+++ RAW DATA
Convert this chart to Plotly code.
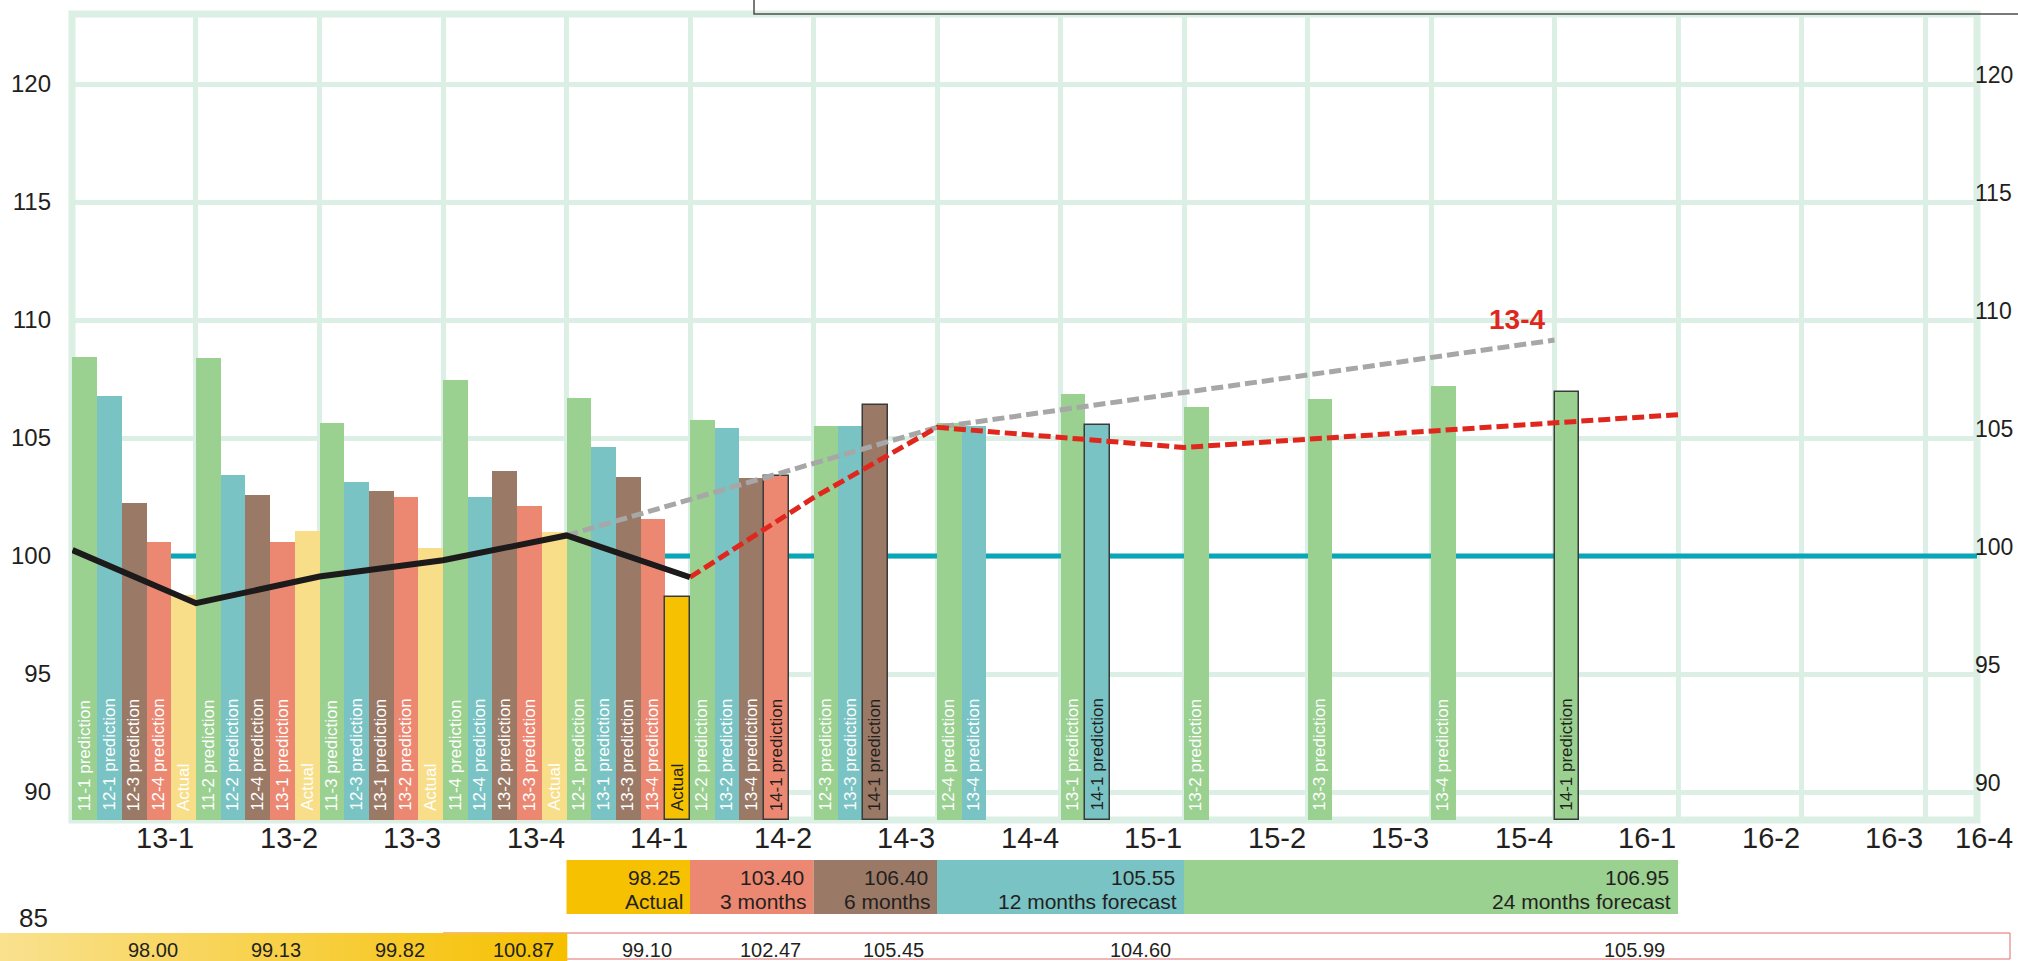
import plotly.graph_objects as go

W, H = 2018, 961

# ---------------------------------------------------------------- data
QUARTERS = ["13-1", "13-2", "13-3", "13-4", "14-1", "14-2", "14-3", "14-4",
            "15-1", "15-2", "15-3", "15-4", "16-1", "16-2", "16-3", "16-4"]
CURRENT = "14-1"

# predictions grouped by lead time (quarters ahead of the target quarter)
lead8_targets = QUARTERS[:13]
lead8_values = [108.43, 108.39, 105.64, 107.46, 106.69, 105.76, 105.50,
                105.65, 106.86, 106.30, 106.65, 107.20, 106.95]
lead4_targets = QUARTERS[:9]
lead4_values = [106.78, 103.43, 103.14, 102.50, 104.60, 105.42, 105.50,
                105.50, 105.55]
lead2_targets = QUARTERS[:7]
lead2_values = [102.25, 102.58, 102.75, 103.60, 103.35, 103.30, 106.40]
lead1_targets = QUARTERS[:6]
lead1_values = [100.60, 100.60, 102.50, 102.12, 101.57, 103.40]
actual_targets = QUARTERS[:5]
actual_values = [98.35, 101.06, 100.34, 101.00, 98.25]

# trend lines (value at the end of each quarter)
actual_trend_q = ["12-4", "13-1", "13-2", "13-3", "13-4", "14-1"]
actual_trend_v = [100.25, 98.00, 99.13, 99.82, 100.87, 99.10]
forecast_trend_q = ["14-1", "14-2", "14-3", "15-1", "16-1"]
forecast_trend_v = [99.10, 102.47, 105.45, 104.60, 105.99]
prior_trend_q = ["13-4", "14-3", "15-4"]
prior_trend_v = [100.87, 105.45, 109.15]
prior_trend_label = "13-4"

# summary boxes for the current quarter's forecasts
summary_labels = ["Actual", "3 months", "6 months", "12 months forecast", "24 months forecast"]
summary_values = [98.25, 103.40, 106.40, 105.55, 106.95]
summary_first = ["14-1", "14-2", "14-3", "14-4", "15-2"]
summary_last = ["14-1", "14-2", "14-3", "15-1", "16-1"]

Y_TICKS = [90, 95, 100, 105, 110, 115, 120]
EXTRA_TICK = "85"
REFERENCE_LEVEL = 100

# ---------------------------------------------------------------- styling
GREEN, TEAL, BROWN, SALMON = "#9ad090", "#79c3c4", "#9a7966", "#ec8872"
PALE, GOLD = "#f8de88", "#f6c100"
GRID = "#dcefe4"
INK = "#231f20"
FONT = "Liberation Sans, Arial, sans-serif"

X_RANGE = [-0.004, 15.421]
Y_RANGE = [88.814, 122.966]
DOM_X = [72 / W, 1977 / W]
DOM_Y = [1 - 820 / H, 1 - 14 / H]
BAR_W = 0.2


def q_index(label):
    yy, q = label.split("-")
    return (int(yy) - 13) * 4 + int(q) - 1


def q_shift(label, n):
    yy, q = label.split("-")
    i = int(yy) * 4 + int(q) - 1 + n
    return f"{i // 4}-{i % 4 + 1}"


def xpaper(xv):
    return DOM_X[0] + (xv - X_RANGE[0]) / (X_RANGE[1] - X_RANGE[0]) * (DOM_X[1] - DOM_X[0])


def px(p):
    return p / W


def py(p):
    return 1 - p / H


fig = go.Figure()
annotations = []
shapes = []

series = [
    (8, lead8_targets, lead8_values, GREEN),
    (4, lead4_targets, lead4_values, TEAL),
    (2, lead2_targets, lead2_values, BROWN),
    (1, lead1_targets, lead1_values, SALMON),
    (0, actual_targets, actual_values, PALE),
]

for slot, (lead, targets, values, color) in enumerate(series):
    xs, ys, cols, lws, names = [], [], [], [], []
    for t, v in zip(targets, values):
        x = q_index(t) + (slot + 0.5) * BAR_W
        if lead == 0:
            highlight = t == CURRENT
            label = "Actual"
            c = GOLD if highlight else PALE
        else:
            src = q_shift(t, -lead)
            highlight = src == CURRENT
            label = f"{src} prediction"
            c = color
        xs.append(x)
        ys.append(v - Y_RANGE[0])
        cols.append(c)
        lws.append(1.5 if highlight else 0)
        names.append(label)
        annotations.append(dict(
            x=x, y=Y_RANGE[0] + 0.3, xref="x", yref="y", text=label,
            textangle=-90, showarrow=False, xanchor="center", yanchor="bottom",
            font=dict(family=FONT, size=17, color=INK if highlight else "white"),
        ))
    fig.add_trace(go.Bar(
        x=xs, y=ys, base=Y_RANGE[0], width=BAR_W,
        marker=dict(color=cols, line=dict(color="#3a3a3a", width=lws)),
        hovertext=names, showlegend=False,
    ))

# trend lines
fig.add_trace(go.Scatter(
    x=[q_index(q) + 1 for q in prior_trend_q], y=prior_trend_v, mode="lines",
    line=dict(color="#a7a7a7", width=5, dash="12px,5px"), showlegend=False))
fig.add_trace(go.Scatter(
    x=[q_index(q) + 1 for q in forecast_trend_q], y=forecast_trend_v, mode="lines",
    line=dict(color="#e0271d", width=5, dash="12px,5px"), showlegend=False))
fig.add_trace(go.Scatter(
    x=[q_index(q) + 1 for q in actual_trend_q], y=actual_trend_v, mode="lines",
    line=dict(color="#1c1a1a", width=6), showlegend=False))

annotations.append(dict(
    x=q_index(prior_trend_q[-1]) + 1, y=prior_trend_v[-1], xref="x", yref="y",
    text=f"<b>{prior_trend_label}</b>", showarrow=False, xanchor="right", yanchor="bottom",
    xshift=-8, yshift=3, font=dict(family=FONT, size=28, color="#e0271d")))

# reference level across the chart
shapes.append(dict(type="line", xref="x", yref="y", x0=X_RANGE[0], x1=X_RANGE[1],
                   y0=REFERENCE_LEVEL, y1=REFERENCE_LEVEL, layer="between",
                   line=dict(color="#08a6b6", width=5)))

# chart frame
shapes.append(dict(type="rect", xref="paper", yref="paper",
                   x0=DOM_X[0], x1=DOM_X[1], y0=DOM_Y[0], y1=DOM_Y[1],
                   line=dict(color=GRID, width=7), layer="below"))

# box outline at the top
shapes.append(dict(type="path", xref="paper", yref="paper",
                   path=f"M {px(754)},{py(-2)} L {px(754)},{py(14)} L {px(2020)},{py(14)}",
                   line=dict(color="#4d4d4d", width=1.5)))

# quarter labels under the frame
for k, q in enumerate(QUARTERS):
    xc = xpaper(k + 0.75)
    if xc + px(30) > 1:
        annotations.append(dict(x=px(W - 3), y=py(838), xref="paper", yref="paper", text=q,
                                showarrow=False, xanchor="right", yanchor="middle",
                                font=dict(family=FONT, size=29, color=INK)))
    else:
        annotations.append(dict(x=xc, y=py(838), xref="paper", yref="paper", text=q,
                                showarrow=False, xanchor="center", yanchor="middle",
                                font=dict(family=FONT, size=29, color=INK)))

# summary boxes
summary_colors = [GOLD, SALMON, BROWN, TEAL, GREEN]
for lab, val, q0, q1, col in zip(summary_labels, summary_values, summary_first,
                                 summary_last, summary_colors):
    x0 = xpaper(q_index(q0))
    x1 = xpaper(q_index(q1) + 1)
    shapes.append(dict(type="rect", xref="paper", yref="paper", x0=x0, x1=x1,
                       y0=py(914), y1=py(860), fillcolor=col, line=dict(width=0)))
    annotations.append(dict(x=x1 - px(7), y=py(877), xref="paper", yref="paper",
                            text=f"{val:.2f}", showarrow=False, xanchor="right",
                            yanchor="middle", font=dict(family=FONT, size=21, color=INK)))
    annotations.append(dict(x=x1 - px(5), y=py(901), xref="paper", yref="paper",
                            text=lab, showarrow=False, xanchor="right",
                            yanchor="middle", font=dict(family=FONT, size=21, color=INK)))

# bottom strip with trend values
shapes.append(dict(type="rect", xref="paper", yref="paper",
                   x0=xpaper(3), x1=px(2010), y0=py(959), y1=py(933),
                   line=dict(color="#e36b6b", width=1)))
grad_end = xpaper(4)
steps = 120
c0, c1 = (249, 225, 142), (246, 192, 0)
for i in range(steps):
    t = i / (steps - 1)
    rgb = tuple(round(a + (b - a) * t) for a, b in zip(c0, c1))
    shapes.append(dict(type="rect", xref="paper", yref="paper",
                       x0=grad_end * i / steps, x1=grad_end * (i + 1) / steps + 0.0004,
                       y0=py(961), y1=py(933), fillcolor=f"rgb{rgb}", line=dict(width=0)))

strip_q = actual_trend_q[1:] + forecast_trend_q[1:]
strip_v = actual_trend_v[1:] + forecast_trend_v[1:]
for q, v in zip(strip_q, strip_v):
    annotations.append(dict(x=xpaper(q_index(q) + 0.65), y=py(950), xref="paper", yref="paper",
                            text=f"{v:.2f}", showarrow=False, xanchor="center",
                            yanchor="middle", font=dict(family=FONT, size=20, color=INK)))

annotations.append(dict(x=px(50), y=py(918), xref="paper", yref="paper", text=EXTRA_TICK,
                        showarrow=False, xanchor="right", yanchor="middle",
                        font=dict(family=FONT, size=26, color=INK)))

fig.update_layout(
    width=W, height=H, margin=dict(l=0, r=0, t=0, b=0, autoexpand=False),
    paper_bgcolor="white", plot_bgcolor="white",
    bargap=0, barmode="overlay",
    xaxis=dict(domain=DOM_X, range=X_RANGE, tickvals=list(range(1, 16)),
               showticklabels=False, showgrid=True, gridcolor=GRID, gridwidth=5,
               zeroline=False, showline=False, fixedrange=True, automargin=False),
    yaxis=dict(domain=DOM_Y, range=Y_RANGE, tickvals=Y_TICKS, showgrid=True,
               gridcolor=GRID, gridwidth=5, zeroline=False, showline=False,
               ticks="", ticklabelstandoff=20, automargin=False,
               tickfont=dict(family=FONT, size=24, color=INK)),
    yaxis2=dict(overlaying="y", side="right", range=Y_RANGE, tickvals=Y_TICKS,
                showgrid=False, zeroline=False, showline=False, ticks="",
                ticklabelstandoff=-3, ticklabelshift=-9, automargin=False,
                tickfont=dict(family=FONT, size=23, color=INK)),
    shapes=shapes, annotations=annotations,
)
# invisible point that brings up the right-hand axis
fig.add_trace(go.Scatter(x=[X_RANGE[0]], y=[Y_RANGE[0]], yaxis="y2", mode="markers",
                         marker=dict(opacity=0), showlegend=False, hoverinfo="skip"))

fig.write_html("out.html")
++++++
### GOAL
Skip the pictures and restate exactly the lines from the beginning of the listing to the line with "actual_values = [98.35, 101.06, 100.34, 101.00, 98.25]", that line included.

### SOLUTION TO THE EXERCISE
Convert this chart to Plotly code.
import plotly.graph_objects as go

W, H = 2018, 961

# ---------------------------------------------------------------- data
QUARTERS = ["13-1", "13-2", "13-3", "13-4", "14-1", "14-2", "14-3", "14-4",
            "15-1", "15-2", "15-3", "15-4", "16-1", "16-2", "16-3", "16-4"]
CURRENT = "14-1"

# predictions grouped by lead time (quarters ahead of the target quarter)
lead8_targets = QUARTERS[:13]
lead8_values = [108.43, 108.39, 105.64, 107.46, 106.69, 105.76, 105.50,
                105.65, 106.86, 106.30, 106.65, 107.20, 106.95]
lead4_targets = QUARTERS[:9]
lead4_values = [106.78, 103.43, 103.14, 102.50, 104.60, 105.42, 105.50,
                105.50, 105.55]
lead2_targets = QUARTERS[:7]
lead2_values = [102.25, 102.58, 102.75, 103.60, 103.35, 103.30, 106.40]
lead1_targets = QUARTERS[:6]
lead1_values = [100.60, 100.60, 102.50, 102.12, 101.57, 103.40]
actual_targets = QUARTERS[:5]
actual_values = [98.35, 101.06, 100.34, 101.00, 98.25]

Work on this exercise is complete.